Premium pricing becomes achievable when products offer:
- Compostability
- Certified sustainability
- Enhanced durability
- Custom branding
- Reduced carbon footprint
Revenue Projections for Eco-Friendly Packaging Startups
Revenue expectations vary based on production scale and market penetration.
Small-Scale Startup Revenue Projection
Year 1
- Production capacity: 50,000–100,000 units monthly
- Average selling price: USD 0.20–0.50 per unit
Annual Revenue: USD 120,000 – USD 600,000
Year 3
As customer relationships strengthen:
Annual Revenue: USD 500,000 – USD 1.5 Million
Year 5
With expanded operations:
Annual Revenue: USD 1 Million – USD 3 Million
Medium-Scale Startup Revenue Projection
Year 1
Annual Revenue: USD 1 Million – USD 5 Million
Year 3
Annual Revenue: USD 5 Million – USD 12 Million
Year 5
Annual Revenue: USD 10 Million – USD 25 Million
Large-Scale Manufacturing Revenue Projection
Year 1
Annual Revenue: USD 10 Million – USD 30 Million
Year 3
Annual Revenue: USD 25 Million – USD 60 Million
Year 5
Annual Revenue: USD 50 Million – USD 150 Million+
Profitability Expectations
Eco-friendly packaging manufacturers generally operate with gross margins ranging between 20% and 45%, depending on:
- Raw material costs
- Production efficiency
- Market competition
- Product differentiation
- Automation level
Net profit margins often range from 8% to 20% once the business reaches operational maturity.

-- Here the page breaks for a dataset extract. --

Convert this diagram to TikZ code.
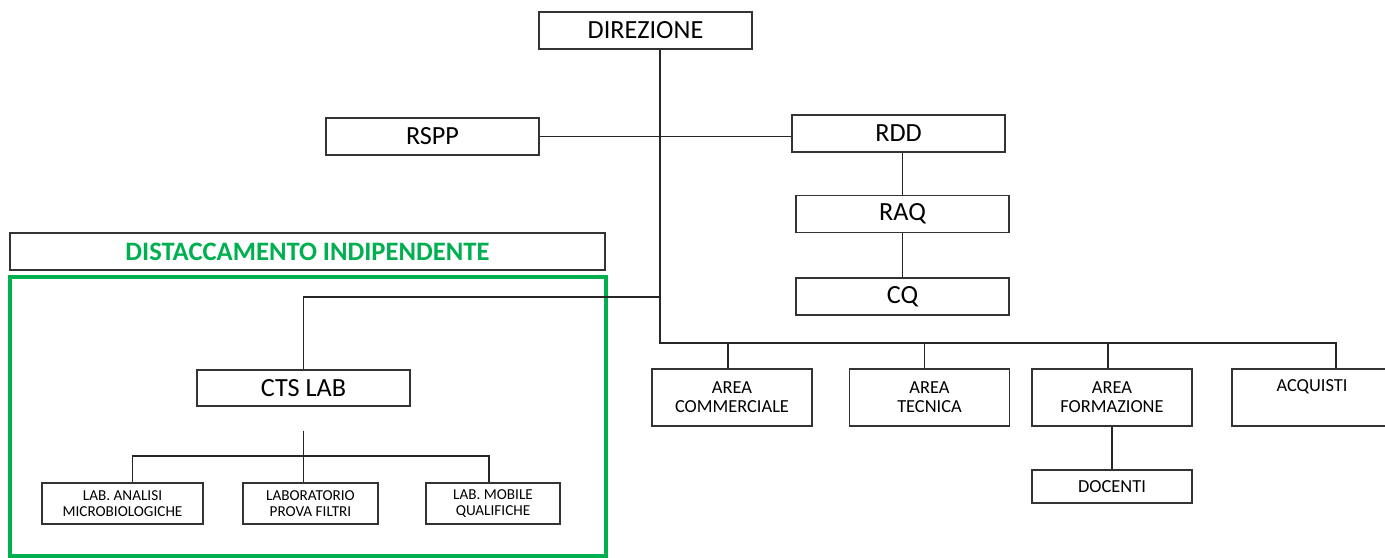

Companies that invest in automation and secure long-term contracts tend to achieve stronger profitability.
Challenges New Manufacturers Should Consider
Despite strong growth potential, entrepreneurs should be aware of several challenges.
Raw Material Price Volatility
Costs for recycled fibers, biopolymers, and agricultural waste materials can fluctuate significantly.
Regulatory Compliance
Environmental regulations continue to evolve, requiring ongoing investment in compliance and certification.
Competition
The market is attracting both startups and established packaging companies, increasing competitive pressure.
Technology Investments
Continuous innovation is often necessary to remain competitive and improve production efficiency.
Future Outlook for Eco-Friendly Packaging Manufacturing
The long-term outlook for eco-friendly packaging manufacturing remains highly positive. Rising environmental awareness, stricter regulations on plastic waste, expanding e-commerce activities, and corporate sustainability commitments are driving demand across nearly every industry.
Businesses that focus on innovation, efficient production processes, and certified sustainable products are likely to benefit most from these trends. While startup costs can be substantial, the growing market presents significant revenue opportunities for entrepreneurs willing to invest in scalable and environmentally responsible packaging solutions.
Launching an eco-friendly packaging manufacturing startup requires careful planning and substantial initial investment, with startup costs ranging from approximately USD 115,000 for small operations to more than USD 20 million for large-scale facilities. However, increasing global demand for sustainable packaging solutions creates strong revenue potential, with successful businesses capable of generating millions in annual sales within a few years.